--- begin GIVEN INFORMATION ---

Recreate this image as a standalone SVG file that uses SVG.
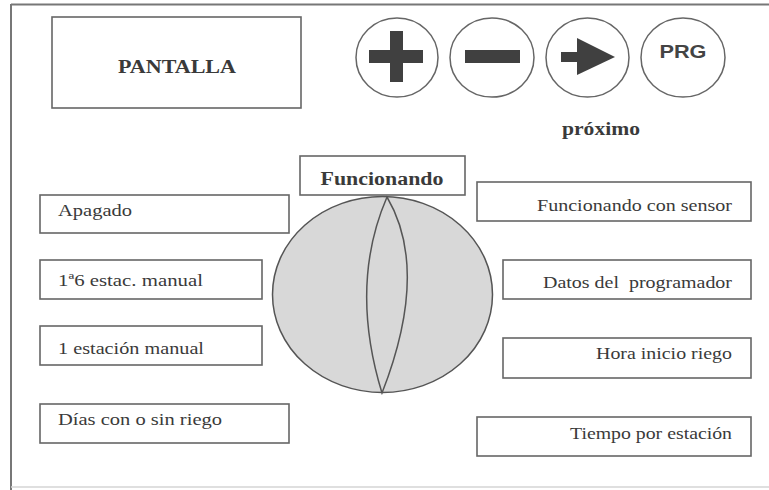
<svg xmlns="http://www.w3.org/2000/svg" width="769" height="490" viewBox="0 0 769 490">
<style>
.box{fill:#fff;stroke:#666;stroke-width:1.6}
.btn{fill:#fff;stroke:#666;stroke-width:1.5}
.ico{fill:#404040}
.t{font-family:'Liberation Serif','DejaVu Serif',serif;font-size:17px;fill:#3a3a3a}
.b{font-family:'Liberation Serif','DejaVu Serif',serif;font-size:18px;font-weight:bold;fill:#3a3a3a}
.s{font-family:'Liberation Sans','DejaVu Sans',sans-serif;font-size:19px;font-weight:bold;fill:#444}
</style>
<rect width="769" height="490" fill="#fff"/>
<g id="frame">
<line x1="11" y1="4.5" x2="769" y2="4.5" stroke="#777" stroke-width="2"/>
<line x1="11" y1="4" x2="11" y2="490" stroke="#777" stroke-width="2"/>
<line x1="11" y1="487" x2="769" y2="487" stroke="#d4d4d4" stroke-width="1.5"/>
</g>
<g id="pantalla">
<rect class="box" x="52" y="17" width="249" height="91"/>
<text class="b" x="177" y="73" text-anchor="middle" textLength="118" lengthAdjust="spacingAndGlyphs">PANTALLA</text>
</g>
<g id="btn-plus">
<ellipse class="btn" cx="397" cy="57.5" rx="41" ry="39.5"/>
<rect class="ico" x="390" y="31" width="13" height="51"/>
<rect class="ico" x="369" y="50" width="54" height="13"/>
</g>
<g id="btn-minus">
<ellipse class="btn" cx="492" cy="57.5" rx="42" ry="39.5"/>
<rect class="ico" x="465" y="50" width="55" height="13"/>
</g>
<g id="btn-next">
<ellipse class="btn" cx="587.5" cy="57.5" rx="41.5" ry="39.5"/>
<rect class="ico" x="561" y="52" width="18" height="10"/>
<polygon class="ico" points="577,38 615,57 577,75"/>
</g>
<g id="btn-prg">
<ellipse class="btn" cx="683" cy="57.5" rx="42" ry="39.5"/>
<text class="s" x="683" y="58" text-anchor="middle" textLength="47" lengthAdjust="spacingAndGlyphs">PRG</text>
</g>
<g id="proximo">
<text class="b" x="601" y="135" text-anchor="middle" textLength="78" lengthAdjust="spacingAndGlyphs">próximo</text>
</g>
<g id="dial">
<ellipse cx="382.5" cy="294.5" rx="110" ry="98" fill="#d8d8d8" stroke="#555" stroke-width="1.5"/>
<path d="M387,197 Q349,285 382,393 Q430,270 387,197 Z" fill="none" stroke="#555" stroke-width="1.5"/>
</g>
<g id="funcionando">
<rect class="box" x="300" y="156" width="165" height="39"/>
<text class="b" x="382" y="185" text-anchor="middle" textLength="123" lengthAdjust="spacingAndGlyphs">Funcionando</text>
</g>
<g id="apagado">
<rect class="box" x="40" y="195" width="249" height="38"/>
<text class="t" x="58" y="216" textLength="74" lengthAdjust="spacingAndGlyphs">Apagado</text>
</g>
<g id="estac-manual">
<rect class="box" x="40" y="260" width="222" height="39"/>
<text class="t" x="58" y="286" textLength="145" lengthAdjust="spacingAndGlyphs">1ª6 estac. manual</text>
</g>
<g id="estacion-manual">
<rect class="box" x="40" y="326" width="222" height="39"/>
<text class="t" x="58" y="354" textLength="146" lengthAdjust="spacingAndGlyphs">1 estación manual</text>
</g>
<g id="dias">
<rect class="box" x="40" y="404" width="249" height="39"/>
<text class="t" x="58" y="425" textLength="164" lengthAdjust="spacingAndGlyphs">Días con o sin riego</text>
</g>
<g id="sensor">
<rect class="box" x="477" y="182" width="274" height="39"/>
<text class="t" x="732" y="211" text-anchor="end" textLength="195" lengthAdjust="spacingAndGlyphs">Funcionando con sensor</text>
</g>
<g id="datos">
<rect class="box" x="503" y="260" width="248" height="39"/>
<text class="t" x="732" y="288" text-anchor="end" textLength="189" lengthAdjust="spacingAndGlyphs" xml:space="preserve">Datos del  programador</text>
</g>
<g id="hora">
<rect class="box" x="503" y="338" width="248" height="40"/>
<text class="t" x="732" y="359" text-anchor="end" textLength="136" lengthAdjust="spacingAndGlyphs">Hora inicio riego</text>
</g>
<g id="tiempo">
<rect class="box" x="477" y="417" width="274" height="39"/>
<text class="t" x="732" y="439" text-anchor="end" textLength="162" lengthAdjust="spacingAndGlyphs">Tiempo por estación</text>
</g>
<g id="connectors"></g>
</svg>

--- end GIVEN INFORMATION ---

## DIRECTIVE
Repeat the data exactly, dropping every picture it holds.

## TASK SOLUTION
Recreate this image as a standalone SVG file that uses SVG.
<svg xmlns="http://www.w3.org/2000/svg" width="769" height="490" viewBox="0 0 769 490">
<style>
.box{fill:#fff;stroke:#666;stroke-width:1.6}
.btn{fill:#fff;stroke:#666;stroke-width:1.5}
.ico{fill:#404040}
.t{font-family:'Liberation Serif','DejaVu Serif',serif;font-size:17px;fill:#3a3a3a}
.b{font-family:'Liberation Serif','DejaVu Serif',serif;font-size:18px;font-weight:bold;fill:#3a3a3a}
.s{font-family:'Liberation Sans','DejaVu Sans',sans-serif;font-size:19px;font-weight:bold;fill:#444}
</style>
<rect width="769" height="490" fill="#fff"/>
<g id="frame">
<line x1="11" y1="4.5" x2="769" y2="4.5" stroke="#777" stroke-width="2"/>
<line x1="11" y1="4" x2="11" y2="490" stroke="#777" stroke-width="2"/>
<line x1="11" y1="487" x2="769" y2="487" stroke="#d4d4d4" stroke-width="1.5"/>
</g>
<g id="pantalla">
<rect class="box" x="52" y="17" width="249" height="91"/>
<text class="b" x="177" y="73" text-anchor="middle" textLength="118" lengthAdjust="spacingAndGlyphs">PANTALLA</text>
</g>
<g id="btn-plus">
<ellipse class="btn" cx="397" cy="57.5" rx="41" ry="39.5"/>
<rect class="ico" x="390" y="31" width="13" height="51"/>
<rect class="ico" x="369" y="50" width="54" height="13"/>
</g>
<g id="btn-minus">
<ellipse class="btn" cx="492" cy="57.5" rx="42" ry="39.5"/>
<rect class="ico" x="465" y="50" width="55" height="13"/>
</g>
<g id="btn-next">
<ellipse class="btn" cx="587.5" cy="57.5" rx="41.5" ry="39.5"/>
<rect class="ico" x="561" y="52" width="18" height="10"/>
<polygon class="ico" points="577,38 615,57 577,75"/>
</g>
<g id="btn-prg">
<ellipse class="btn" cx="683" cy="57.5" rx="42" ry="39.5"/>
<text class="s" x="683" y="58" text-anchor="middle" textLength="47" lengthAdjust="spacingAndGlyphs">PRG</text>
</g>
<g id="proximo">
<text class="b" x="601" y="135" text-anchor="middle" textLength="78" lengthAdjust="spacingAndGlyphs">próximo</text>
</g>
<g id="dial">
<ellipse cx="382.5" cy="294.5" rx="110" ry="98" fill="#d8d8d8" stroke="#555" stroke-width="1.5"/>
<path d="M387,197 Q349,285 382,393 Q430,270 387,197 Z" fill="none" stroke="#555" stroke-width="1.5"/>
</g>
<g id="funcionando">
<rect class="box" x="300" y="156" width="165" height="39"/>
<text class="b" x="382" y="185" text-anchor="middle" textLength="123" lengthAdjust="spacingAndGlyphs">Funcionando</text>
</g>
<g id="apagado">
<rect class="box" x="40" y="195" width="249" height="38"/>
<text class="t" x="58" y="216" textLength="74" lengthAdjust="spacingAndGlyphs">Apagado</text>
</g>
<g id="estac-manual">
<rect class="box" x="40" y="260" width="222" height="39"/>
<text class="t" x="58" y="286" textLength="145" lengthAdjust="spacingAndGlyphs">1ª6 estac. manual</text>
</g>
<g id="estacion-manual">
<rect class="box" x="40" y="326" width="222" height="39"/>
<text class="t" x="58" y="354" textLength="146" lengthAdjust="spacingAndGlyphs">1 estación manual</text>
</g>
<g id="dias">
<rect class="box" x="40" y="404" width="249" height="39"/>
<text class="t" x="58" y="425" textLength="164" lengthAdjust="spacingAndGlyphs">Días con o sin riego</text>
</g>
<g id="sensor">
<rect class="box" x="477" y="182" width="274" height="39"/>
<text class="t" x="732" y="211" text-anchor="end" textLength="195" lengthAdjust="spacingAndGlyphs">Funcionando con sensor</text>
</g>
<g id="datos">
<rect class="box" x="503" y="260" width="248" height="39"/>
<text class="t" x="732" y="288" text-anchor="end" textLength="189" lengthAdjust="spacingAndGlyphs" xml:space="preserve">Datos del  programador</text>
</g>
<g id="hora">
<rect class="box" x="503" y="338" width="248" height="40"/>
<text class="t" x="732" y="359" text-anchor="end" textLength="136" lengthAdjust="spacingAndGlyphs">Hora inicio riego</text>
</g>
<g id="tiempo">
<rect class="box" x="477" y="417" width="274" height="39"/>
<text class="t" x="732" y="439" text-anchor="end" textLength="162" lengthAdjust="spacingAndGlyphs">Tiempo por estación</text>
</g>
<g id="connectors"></g>
</svg>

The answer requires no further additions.